The Tory General Election manifesto contained the line that the party would “introduce better measures to drive real change in children’s lives, by recognising the root causes of poverty: entrenched worklessness, family breakdown, problem debt, and drug and alcohol dependency.”
When the figures come out on Thursday, Cameron is expected to challenge the idea that they are a true reflection of child poverty in Britain, but it’s unclear whether he will also propose a new measurement, and what that measurement would be.

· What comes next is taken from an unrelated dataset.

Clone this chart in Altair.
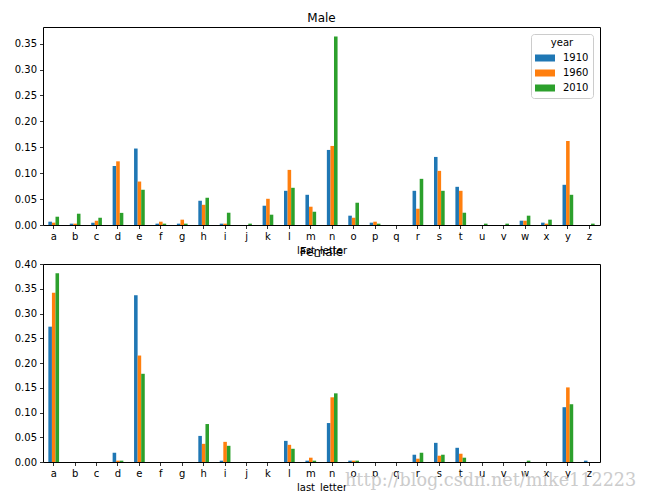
import altair as alt
import pandas as pd
import numpy as np

letters = list("abcdefghijklmnopqrstuvwxyz")
years = ["1910", "1960", "2010"]
nan = np.nan

male_1910 = [0.0064, 0.0026, 0.0045, 0.1139, 0.1476, 0.0026, 0.0026, 0.0468, 0.0026, nan,
             0.0372, 0.0660, 0.0583, 0.1449, 0.0180, 0.0045, nan, 0.0660, 0.1314, 0.0737,
             nan, nan, 0.0083, 0.0045, 0.0776, nan]
male_1960 = [0.0045, 0.0026, 0.0083, 0.1229, 0.0839, 0.0064, 0.0103, 0.0390, 0.0026, nan,
             0.0506, 0.1064, 0.0353, 0.1526, 0.0140, 0.0064, nan, 0.0314, 0.1045, 0.0660,
             nan, nan, 0.0083, 0.0026, 0.1622, nan]
male_2010 = [0.0160, 0.0218, 0.0140, 0.0234, 0.0680, 0.0026, 0.0026, 0.0526, 0.0237, 0.0026,
             0.0199, 0.0718, 0.0256, 0.3640, 0.0430, 0.0026, nan, 0.0891, 0.0660, 0.0237,
             0.0026, 0.0026, 0.0180, 0.0103, 0.0583, 0.0026]

female_1910 = [0.2734, nan, nan, 0.0187, 0.3369, nan, nan, 0.0527, 0.0027, nan,
               nan, 0.0427, 0.0027, 0.0787, 0.0027, nan, nan, 0.0147, 0.0387, 0.0287,
               nan, nan, nan, nan, 0.1107, 0.0027]
female_1960 = [0.3419, nan, nan, 0.0027, 0.2151, nan, nan, 0.0367, 0.0407, nan,
               nan, 0.0347, 0.0087, 0.1307, 0.0027, nan, nan, 0.0067, 0.0127, 0.0167,
               nan, nan, nan, nan, 0.1507, nan]
female_2010 = [0.3812, nan, nan, 0.0027, 0.1782, nan, nan, 0.0767, 0.0327, nan,
               nan, 0.0267, 0.0027, 0.1387, 0.0027, nan, nan, 0.0187, 0.0147, 0.0087,
               nan, nan, 0.0027, nan, 0.1167, nan]

def long(series):
    rows = []
    for yr, vals in zip(years, series):
        for l, v in zip(letters, vals):
            if not np.isnan(v):
                rows.append({"last_letter": l, "year": yr, "value": v})
    return pd.DataFrame(rows)

male_df = long([male_1910, male_1960, male_2010])
female_df = long([female_1910, female_1960, female_2010])

colors = ["#1f77b4", "#ff7f0e", "#2ca02c"]
W, H = 557, 198
rect = "M-1,-0.35L1,-0.35L1,0.35L-1,0.35Z"

def panel(df, domain, ticks, legend):
    enc_color = alt.Color(
        "year:N",
        scale=alt.Scale(domain=years, range=colors),
        legend=alt.Legend(
            orient="top-right", title="year", titleFontWeight="normal",
            titleAnchor="middle", titleFontSize=10, labelFontSize=10,
            symbolType=rect, symbolSize=400, symbolStrokeWidth=0,
            strokeColor="#cccccc", fillColor="white", padding=4,
            cornerRadius=3, offset=7, labelColor="black", titleColor="black",
            clipHeight=12, rowPadding=3, labelOffset=8, titlePadding=4,
        ) if legend else None,
    )
    bars = alt.Chart(df).mark_bar().encode(
        x=alt.X("last_letter:N", sort=letters,
                scale=alt.Scale(domain=letters, paddingInner=0.5, paddingOuter=0.25),
                axis=alt.Axis(labelAngle=0, title="last_letter")),
        xOffset=alt.XOffset("year:N", sort=years, scale=alt.Scale(domain=years, paddingInner=0, paddingOuter=0)),
        y=alt.Y("value:Q", scale=alt.Scale(domain=domain, nice=False),
                axis=alt.Axis(values=ticks, format=".2f", title=None)),
        color=enc_color,
    )
    return bars.properties(width=W, height=H)

top = panel(male_df, [0, 0.3822], [0, 0.05, 0.10, 0.15, 0.20, 0.25, 0.30, 0.35], True).properties(
    title=alt.TitleParams("Male", offset=2))
bottom_bars = panel(female_df, [0, 0.40], [0, 0.05, 0.10, 0.15, 0.20, 0.25, 0.30, 0.35, 0.40], False)

wm_df = pd.DataFrame({"t": ["http://blog.csdn.net/mike112223"]})
watermark = alt.Chart(wm_df).mark_text(
    font="DejaVu Serif", fontSize=17.6, color="#cccccc", align="left", baseline="alphabetic",
).encode(text="t:N", x=alt.value(302), y=alt.value(222))

bottom = alt.layer(bottom_bars, watermark).properties(
    width=W, height=H, title=alt.TitleParams("Female", offset=0))

chart = alt.vconcat(top, bottom, spacing=39, bounds="flush").properties(
    padding={"top": 3, "left": 5, "right": 5, "bottom": 0},
).configure(
    font="DejaVu Sans",
).configure_view(
    stroke="black", strokeWidth=1,
).configure_axis(
    grid=False, domain=False, tickColor="black", tickSize=3.5, tickWidth=0.8,
    labelColor="black", labelFontSize=10, labelFont="DejaVu Sans", labelPadding=3,
    titleColor="black", titleFontSize=10, titleFontWeight="normal", titleFont="DejaVu Sans",
    titlePadding=4,
).configure_title(
    fontSize=12, fontWeight="normal", font="DejaVu Sans", color="black",
).configure_legend(
    labelFont="DejaVu Sans", titleFont="DejaVu Sans",
)

chart.save("out.html", embed_options={"renderer": "svg", "actions": False})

Critics said changes to the measurement would not stop hundreds of thousands of children being thrown into child poverty by UK government plans to cut PS12bn from the welfare bill, which is likely to include cuts to tax credits for those on low incomes
“It is no good pulling bodies out of the river, without going upstream to see who is throwing them in – especially, if turns out the culprit is government policy,” Alison Garnham, chief executive of Child Poverty Action Group, said.
“The right choices that would reduce poverty include protecting children’s benefits with the same triple-lock protection pensions enjoy, fixing the deep cuts to tax credit help for the low-paid, tackling cripplingly high rents, high childcare costs and expanding free school meals,” she added.